Agents Don't Have Bank Accounts
Try opening a checking account for an AI agent. You will not get far. Banks ask for a name, a date of birth, a tax ID, and a human face. An agent has none of these. That sounds like a paperwork problem. It is actually the most important fact about the next decade of finance.
AI agents are already doing real economic work. They book travel, manage subscriptions, rebalance portfolios, and pay other software for outputs. As that work expands, the financial system they sit on top of starts to matter. And the system humans use, the one made of banks, card networks, and brokerages, was not built to serve actors that are not people.
The mismatch between banks and bots
Banks operate on a model that assumes a single accountable human signer. KYC ties accounts to people. Disputes assume intent. Settlement runs on batch windows tied to business hours. Authentication relies on phone numbers, biometrics, and other artefacts of human bodies. Strip those away and the bank cannot do its job.
You can layer agents on top with custodial wrappers, OAuth tokens, virtual cards, and shared credentials. People are trying. But every workaround leaves the same gap: the system still treats the agent as a proxy for a person, not as a participant in its own right. That is fine for narrow use cases. It breaks at scale.
Onchain rails were always agent ready
Smart contracts do not care whether the address calling them belongs to a person or a script. Settlement is final, programmable, and continuous. There are no business hours, no batch windows, no shared credentials to leak. Permissions can be granted, scoped, revoked, or sub-delegated in code rather than in legal agreements that nobody reads.
This was not designed for agents. It just happens to fit them better than anything else available. The same properties that early crypto enthusiasts argued for, censorship resistance, programmability, openness, are also the properties software actors need to function. The agent economy will not pick onchain rails because of ideology. It will pick them because they work.
The self-custody question gets sharper
Once agents start moving real money, the question of who holds the keys gets more urgent, not less. An agent that custodies user funds is a single point of failure. An agent that asks a custodian for permission introduces latency, gatekeepers, and another party to trust. Neither is acceptable for the work agents will be expected to do.
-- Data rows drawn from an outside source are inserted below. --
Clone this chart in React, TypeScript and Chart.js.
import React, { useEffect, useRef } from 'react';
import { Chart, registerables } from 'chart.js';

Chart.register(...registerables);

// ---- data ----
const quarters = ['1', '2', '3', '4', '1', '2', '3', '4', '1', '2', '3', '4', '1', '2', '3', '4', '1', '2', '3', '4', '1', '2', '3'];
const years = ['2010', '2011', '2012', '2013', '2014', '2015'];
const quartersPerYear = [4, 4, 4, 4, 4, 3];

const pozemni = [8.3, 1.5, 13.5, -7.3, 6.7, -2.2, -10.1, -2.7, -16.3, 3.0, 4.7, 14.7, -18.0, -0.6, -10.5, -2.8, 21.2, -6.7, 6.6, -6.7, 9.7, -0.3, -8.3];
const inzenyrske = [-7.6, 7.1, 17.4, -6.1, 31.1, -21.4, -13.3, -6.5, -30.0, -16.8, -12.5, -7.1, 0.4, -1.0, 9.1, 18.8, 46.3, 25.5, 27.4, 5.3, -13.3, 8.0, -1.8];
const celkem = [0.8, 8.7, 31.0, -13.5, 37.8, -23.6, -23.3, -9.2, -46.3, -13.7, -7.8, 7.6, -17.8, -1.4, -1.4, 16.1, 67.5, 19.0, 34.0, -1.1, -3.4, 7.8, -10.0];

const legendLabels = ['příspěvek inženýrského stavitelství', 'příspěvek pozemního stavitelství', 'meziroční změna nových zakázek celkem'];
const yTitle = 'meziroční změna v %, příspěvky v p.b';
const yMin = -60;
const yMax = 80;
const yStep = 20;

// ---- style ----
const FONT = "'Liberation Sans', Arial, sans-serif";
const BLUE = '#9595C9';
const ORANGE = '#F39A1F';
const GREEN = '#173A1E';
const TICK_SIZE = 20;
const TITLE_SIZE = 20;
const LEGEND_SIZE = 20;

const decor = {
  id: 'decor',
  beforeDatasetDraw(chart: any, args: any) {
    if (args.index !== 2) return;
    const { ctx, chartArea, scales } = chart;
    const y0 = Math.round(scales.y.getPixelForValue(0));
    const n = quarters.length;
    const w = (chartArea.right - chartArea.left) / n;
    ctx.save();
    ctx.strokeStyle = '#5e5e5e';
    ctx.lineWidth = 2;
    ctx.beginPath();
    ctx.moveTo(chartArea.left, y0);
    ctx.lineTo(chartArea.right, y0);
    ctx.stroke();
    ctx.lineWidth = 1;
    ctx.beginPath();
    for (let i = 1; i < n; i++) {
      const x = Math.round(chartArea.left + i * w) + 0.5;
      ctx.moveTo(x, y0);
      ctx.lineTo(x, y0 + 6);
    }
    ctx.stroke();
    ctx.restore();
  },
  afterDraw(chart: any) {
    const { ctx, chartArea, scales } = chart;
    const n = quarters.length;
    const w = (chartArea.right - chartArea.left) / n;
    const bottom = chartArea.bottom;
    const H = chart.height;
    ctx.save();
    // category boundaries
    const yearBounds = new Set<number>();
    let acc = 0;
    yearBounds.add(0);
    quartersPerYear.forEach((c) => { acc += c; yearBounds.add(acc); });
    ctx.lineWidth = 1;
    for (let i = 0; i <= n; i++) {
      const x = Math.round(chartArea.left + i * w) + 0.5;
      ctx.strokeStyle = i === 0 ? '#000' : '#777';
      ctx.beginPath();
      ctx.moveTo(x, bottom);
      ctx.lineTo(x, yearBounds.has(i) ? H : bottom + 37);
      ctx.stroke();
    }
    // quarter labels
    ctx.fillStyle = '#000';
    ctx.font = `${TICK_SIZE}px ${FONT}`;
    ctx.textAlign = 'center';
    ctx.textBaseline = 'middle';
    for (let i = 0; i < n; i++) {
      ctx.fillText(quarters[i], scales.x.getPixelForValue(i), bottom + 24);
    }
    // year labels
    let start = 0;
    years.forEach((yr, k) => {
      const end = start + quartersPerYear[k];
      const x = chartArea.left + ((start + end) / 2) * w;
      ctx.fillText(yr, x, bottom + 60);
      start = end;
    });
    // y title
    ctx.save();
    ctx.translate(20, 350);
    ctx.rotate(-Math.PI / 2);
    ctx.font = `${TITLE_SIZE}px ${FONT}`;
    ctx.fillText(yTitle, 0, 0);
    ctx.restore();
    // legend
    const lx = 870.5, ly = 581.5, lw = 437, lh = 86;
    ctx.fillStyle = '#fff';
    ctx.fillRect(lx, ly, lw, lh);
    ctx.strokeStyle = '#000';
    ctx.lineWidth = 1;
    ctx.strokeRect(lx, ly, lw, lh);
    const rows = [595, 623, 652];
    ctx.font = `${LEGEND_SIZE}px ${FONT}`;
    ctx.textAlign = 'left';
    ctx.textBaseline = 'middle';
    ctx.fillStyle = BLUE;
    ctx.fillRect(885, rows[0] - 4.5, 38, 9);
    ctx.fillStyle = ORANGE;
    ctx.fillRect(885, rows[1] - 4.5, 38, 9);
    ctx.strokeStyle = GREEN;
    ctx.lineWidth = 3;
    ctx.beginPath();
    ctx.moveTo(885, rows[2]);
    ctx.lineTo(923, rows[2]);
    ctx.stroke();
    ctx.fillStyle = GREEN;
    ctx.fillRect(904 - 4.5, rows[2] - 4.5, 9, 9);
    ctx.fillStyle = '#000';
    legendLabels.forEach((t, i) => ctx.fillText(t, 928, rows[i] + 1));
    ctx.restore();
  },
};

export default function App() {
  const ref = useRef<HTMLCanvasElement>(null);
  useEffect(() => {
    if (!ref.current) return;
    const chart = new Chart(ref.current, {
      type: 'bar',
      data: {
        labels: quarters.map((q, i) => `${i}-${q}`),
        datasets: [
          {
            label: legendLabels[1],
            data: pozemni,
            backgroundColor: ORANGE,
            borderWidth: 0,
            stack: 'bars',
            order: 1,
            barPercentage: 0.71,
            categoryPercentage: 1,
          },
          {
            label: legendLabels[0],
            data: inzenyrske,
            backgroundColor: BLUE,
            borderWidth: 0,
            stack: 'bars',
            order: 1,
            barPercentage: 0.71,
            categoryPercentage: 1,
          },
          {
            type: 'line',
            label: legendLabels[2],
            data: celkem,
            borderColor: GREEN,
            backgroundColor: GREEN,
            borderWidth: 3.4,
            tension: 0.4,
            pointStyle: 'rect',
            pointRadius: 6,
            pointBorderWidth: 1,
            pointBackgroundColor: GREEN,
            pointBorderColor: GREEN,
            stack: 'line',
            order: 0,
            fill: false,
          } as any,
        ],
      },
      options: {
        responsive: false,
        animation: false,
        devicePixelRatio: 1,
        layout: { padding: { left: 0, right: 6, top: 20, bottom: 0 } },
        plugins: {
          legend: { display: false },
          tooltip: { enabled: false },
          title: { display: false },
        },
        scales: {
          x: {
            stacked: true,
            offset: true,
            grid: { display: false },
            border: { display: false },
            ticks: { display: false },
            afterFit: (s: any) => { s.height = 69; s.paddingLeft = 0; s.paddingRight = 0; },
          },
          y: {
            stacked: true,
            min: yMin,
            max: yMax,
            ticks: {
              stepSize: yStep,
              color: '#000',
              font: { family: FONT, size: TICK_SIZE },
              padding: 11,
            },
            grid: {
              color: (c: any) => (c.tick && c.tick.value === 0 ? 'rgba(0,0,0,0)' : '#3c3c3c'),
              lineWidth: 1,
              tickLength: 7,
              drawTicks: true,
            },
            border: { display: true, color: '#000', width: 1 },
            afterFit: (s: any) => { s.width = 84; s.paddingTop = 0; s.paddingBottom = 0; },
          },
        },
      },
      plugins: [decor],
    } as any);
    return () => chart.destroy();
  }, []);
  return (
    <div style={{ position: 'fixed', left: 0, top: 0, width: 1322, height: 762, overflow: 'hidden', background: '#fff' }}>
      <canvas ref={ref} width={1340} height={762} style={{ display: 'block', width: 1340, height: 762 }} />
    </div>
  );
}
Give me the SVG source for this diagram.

The model that survives is the one that already exists onchain: delegation. The user keeps the keys. The agent gets a permission, with limits the user defines. The agent acts within those limits and only those limits. Nothing in the bank stack works that way. Almost everything onchain can.
What this means for builders right now
If you are building agents that need to handle value, the rails question is no longer abstract. Custodial wrappers are a temporary patch. Banking-as-a-service vendors are not going to retrofit themselves around software actors fast enough. The serious infrastructure is being built onchain because that is where the constraints already line up.
This is what we are building at CoinFello: a permissioned execution layer where agents act on behalf of users, with delegated authority, hardware-isolated keys, and full transparency on every transaction. Not because onchain is fashionable, but because it is the only place an agent can do meaningful financial work without either holding your keys or being gated by a custodian.
The quiet migration
The shift will not feel dramatic. There will be no day when banks announce they are closing to agents. Instead, more and more of the financial work that humans used to do themselves will be handled by software. That work will need somewhere to live. The rails that fit will quietly absorb it, and the rails that do not fit will keep doing what they have always done, just for a shrinking share of activity.
If the next billion users of the financial system are software, the question is not whether they will use onchain rails. It is what those rails should look like, and who is going to take responsibility for building them well.